You’re walking a trail. You arrive at a weathered sign with a trail map. The trail splits here, and both paths stretch about three miles. Left follows a narrow ridge leading to a single scenic overlook. Nice enough, but that’s the only destination. Right leads to a valley with branching trails that lead to several viewpoints, offshoot ponds, and a few paths that connect to other trails. Both paths cover the same initial distance, but one offers far more possibilities.
This is how many our choices work. The difference? In life, maps are rare, and the trail ahead often requires more effort to unpack. A choice isn’t just about where it takes you immediately. It’s about the choices you get to make thereafter.
When you’re stuck, the best choice is usually the one that opens the greatest number of promising branches (not just the one tied to a single, seemingly perfect outcome).
Relative to all possible choices, the best options typically share three key features:
- They offer the potential for significant rewards (high upside).
- They’re not one-way streets (high reversibility).
- They branch into multiple promising directions (downstream flexibility).
This “optionality bias” becomes your compass for everything from what you should have for lunch (probably not gas station sushi), to career moves and whether you should start a family.
You know that getting addicted to a drug has shitty optionality. It locks you into chemical dependence, eats money, hurts relationships, and (despite what you may tell yourself) ruins your capacity to do and get paid for good work. But you’re likely not making a pros and cons list when someone offers you something at a party. Downstream options, a.k.a. second- and third-order consequences, usually aren’t so visible.
When that’s the case — when you can’t see around the bend — take that as a signal. If you can’t unpack the consequences of what could be a major choice, you may be in an area you don’t understand. Avoid making large bets in areas you don’t understand (i.e., being a sucker).
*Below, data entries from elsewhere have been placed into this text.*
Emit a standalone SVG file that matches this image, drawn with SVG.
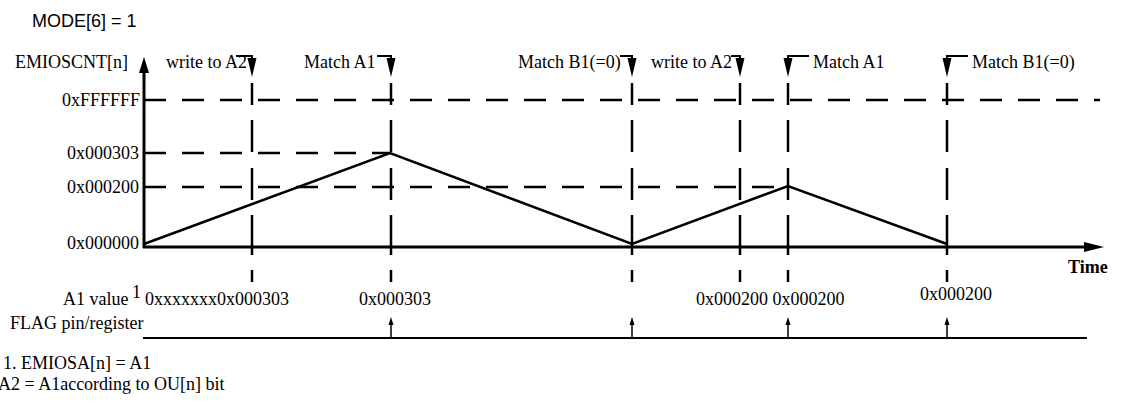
<svg xmlns="http://www.w3.org/2000/svg" xmlns:xlink="http://www.w3.org/1999/xlink" width="1122" height="412" viewBox="0 0 1122 412">
<style>
text{font-family:"Liberation Serif","Times New Roman",serif;font-size:18px;fill:#000}
.sans{font-family:"Liberation Sans",Arial,sans-serif}
.dash{stroke:#000;stroke-width:2.5;fill:none;stroke-dasharray:22 16}
.solid{stroke:#000;fill:none}
.tri{fill:#000}
.br{stroke:#000;stroke-width:2;fill:none}
</style>
<defs>
<path id="vdash" d="M0,83V105M0,120V152M0,168V200M0,215V255M0,270V282" stroke="#000" stroke-width="2.5" fill="none"/>
<polygon id="downarrow" points="-4.5,58 4.5,58 0,77" fill="#000"/>
<g id="uparrow"><path d="M0,338V322" stroke="#000" stroke-width="1.5"/><polygon points="-2.5,325 2.5,325 0,317" fill="#000"/></g>
</defs>
<text class="sans" x="32" y="27">MODE[6] = 1</text>
<g id="axis-labels">
<text x="15" y="68">EMIOSCNT[n]</text>
<text x="140" y="106" text-anchor="end">0xFFFFFF</text>
<text x="139" y="159" text-anchor="end">0x000303</text>
<text x="139" y="193" text-anchor="end">0x000200</text>
<text x="139" y="249" text-anchor="end">0x000000</text>
<text x="1068" y="273" font-weight="bold" font-size="19">Time</text>
</g>
<g id="connectors">
<line class="dash" x1="144" y1="100" x2="1100" y2="100"/>
<line class="dash" x1="144" y1="153" x2="390" y2="153"/>
<line class="dash" x1="144" y1="187" x2="790" y2="187"/>
<use xlink:href="#vdash" x="252"/>
<use xlink:href="#vdash" x="391"/>
<use xlink:href="#vdash" x="632"/>
<use xlink:href="#vdash" x="740"/>
<use xlink:href="#vdash" x="788"/>
<use xlink:href="#vdash" x="947"/>
<line class="solid" stroke-width="3" x1="144" y1="248" x2="144" y2="70"/>
<polygon class="tri" points="144,57 139,73 149,73"/>
<line class="solid" stroke-width="3" x1="143" y1="247" x2="1088" y2="247"/>
<polygon class="tri" points="1084,242 1104,247 1084,252"/>
<polyline class="solid" stroke-width="2.5" points="144,244 390,153 632,244 788,186 947,244"/>
<line class="solid" stroke-width="2" x1="143" y1="338" x2="1087" y2="338"/>
<use xlink:href="#uparrow" x="391"/>
<use xlink:href="#uparrow" x="632"/>
<use xlink:href="#uparrow" x="788"/>
<use xlink:href="#uparrow" x="947"/>
</g>
<g id="ev-write-a2-1">
<text x="166" y="68">write to A2</text>
<path class="br" d="M236,56H252V60"/>
<use xlink:href="#downarrow" x="252"/>
</g>
<g id="ev-match-a1-1">
<text x="304" y="68">Match A1</text>
<path class="br" d="M377,56H391V60"/>
<use xlink:href="#downarrow" x="391"/>
</g>
<g id="ev-match-b1-1">
<text x="518" y="68">Match B1(=0)</text>
<path class="br" d="M620,56H632V60"/>
<use xlink:href="#downarrow" x="632"/>
</g>
<g id="ev-write-a2-2">
<text x="651" y="68">write to A2</text>
<path class="br" d="M731,56H740V60"/>
<use xlink:href="#downarrow" x="740"/>
</g>
<g id="ev-match-a1-2">
<text x="813" y="68">Match A1</text>
<path class="br" d="M809,56H788V60"/>
<use xlink:href="#downarrow" x="788"/>
</g>
<g id="ev-match-b1-2">
<text x="972" y="68">Match B1(=0)</text>
<path class="br" d="M968,56H947V60"/>
<use xlink:href="#downarrow" x="947"/>
</g>
<g id="a1-row">
<text x="63" y="305">A1 value</text>
<text x="132" y="298" font-size="12">1</text>
<text x="145" y="305">0xxxxxxx0x000303</text>
<text x="359" y="305">0x000303</text>
<text x="696" y="305">0x000200 0x000200</text>
<text x="920" y="300">0x000200</text>
</g>
<g id="flag-row">
<text x="10" y="329">FLAG pin/register</text>
</g>
<g id="notes">
<text x="3" y="369">1. EMIOSA[n] = A1</text>
<text x="-2" y="390">A2 = A1according to OU[n] bit</text>
</g>
</svg>
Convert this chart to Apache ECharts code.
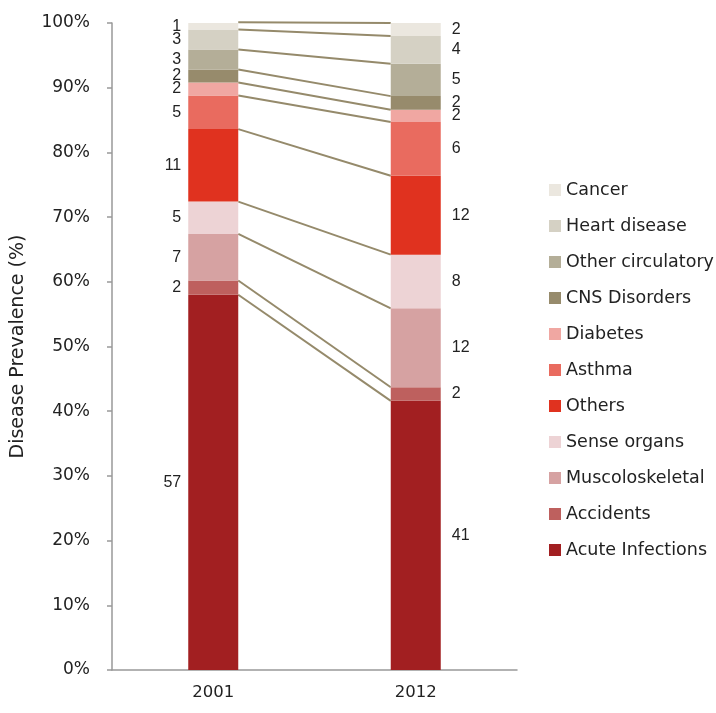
<!DOCTYPE html>
<html><head><meta charset="utf-8">
<script src="https://cdn.jsdelivr.net/npm/echarts@6/dist/echarts.min.js"></script>
<style>html,body{margin:0;padding:0;background:#fff}#c{width:716px;height:713px}</style>
</head><body><div id="c"></div>
<script>
var years = ['2001', '2012'];
// bottom to top stacking order
var categories = ['Acute Infections','Accidents','Muscoloskeletal','Sense organs','Others','Asthma','Diabetes','CNS Disorders','Other circulatory','Heart disease','Cancer'];
var values2001 = [58.0, 2.2, 7.2, 5.0, 11.2, 5.2, 2.0, 2.0, 3.1, 3.1, 1.1];
var values2012 = [41.6, 2.1, 12.2, 8.3, 12.2, 8.3, 1.9, 2.1, 5.0, 4.3, 2.0];
var labels2001 = ['57','2','7','5','11','5','2','2','3','3','1'];
var labels2012 = ['41','2','12','8','12','6','2','2','5','4','2'];
var colors = ['#a21f21','#be605e','#d6a2a2','#edd3d5','#e0321f','#e96b5f','#f0a7a2','#978b6c','#b4ae98','#d5d1c4','#ebe7df'];
var yTicks = {min:0, max:100, interval:10};

var font = 'DejaVu Sans, sans-serif';
var labelFont = 'Liberation Sans, Arial, sans-serif';
var series = categories.map(function(name, i){
  return {
    name: name, type: 'bar', stack: 'total', barWidth: 50,
    itemStyle: {color: colors[i]},
    data: [
      {value: values2001[i], label: {show:true, position:'left', distance:7, formatter: labels2001[i], fontFamily: labelFont, fontSize:16, color:'#222'}},
      {value: values2012[i], label: {show:true, position:'right', distance:11, formatter: labels2012[i], fontFamily: labelFont, fontSize:16, color:'#222'}}
    ],
    label: {color:'#222', fontSize:16, fontFamily: labelFont},
    z: 3
  };
});
// boundaries (cumulative tops)
var lineData = [];
var c1 = 0, c2 = 0;
for (var i = 0; i < categories.length; i++) {
  c1 += values2001[i]; c2 += values2012[i];
  lineData.push([0, c1, c2]);
}
series.push({
  type: 'custom', name: 'links', silent: true, z: 2,
  encode: {x: 0, y: [1, 2]},
  data: lineData,
  renderItem: function(params, api){
    var p1 = api.coord([0, api.value(1)]);
    var p2 = api.coord([1, api.value(2)]);
    var half = 25;
    return {type:'line', shape:{x1:p1[0]+half, y1:p1[1], x2:p2[0]-half, y2:p2[1]},
      style:{stroke:'#958a6b', lineWidth:2}};
  }
});

var chart = echarts.init(document.getElementById('c'));
chart.setOption({
  animation: false,
  textStyle: {fontFamily: font},
  grid: {left:112, right:199, top:23, bottom:43, containLabel:false, outerBoundsMode:'none'},
  legend: {
    orient:'vertical', left:544, top:176, itemWidth:12, itemHeight:12, itemGap:18,
    icon:'rect', textStyle:{fontSize:17.5, color:'#222', fontFamily: font},
    data: categories.slice().reverse()
  },
  xAxis: {
    type:'category', data: years,
    axisLine:{lineStyle:{color:'#999', width:1.5}},
    axisTick:{show:false},
    axisLabel:{fontSize:16.5, color:'#222', margin:14, fontFamily: font}
  },
  yAxis: {
    type:'value', min:yTicks.min, max:yTicks.max, interval:yTicks.interval,
    name:'Disease Prevalence (%)', nameLocation:'middle', nameGap:84,
    nameTextStyle:{fontSize:19, color:'#222', fontFamily: font},
    axisLine:{show:true, lineStyle:{color:'#999', width:1.5}},
    axisTick:{show:true, length:5, lineStyle:{color:'#999', width:1.5}},
    splitLine:{show:false},
    axisLabel:{formatter:'{value}%', fontSize:17, color:'#222', margin:22, fontFamily: font}
  },
  series: series
});
</script></body></html>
The best options are seldom apparent right away, nor do you have to be the one to come up with them. And there are usually far more than two options available.
By consistently increasing optionality, your journey is likely to be more deliberate and rewarding. Moreover, as optionality accumulates, it can shield you from having to choose among unfavorable paths in the future (downward spirals).
“Options, any options, by allowing you more upside than downside, are vectors of antifragility. If you ‘have optionality,’ you don’t have much need for what is commonly called intelligence, knowledge, insight, skills, and these complicated things that take place in our brain cells. For you don’t need to be right that often. All you need is the wisdom to not do unintelligent things to hurt yourself (some acts of omission) and recognize favorable outcomes when they occur.”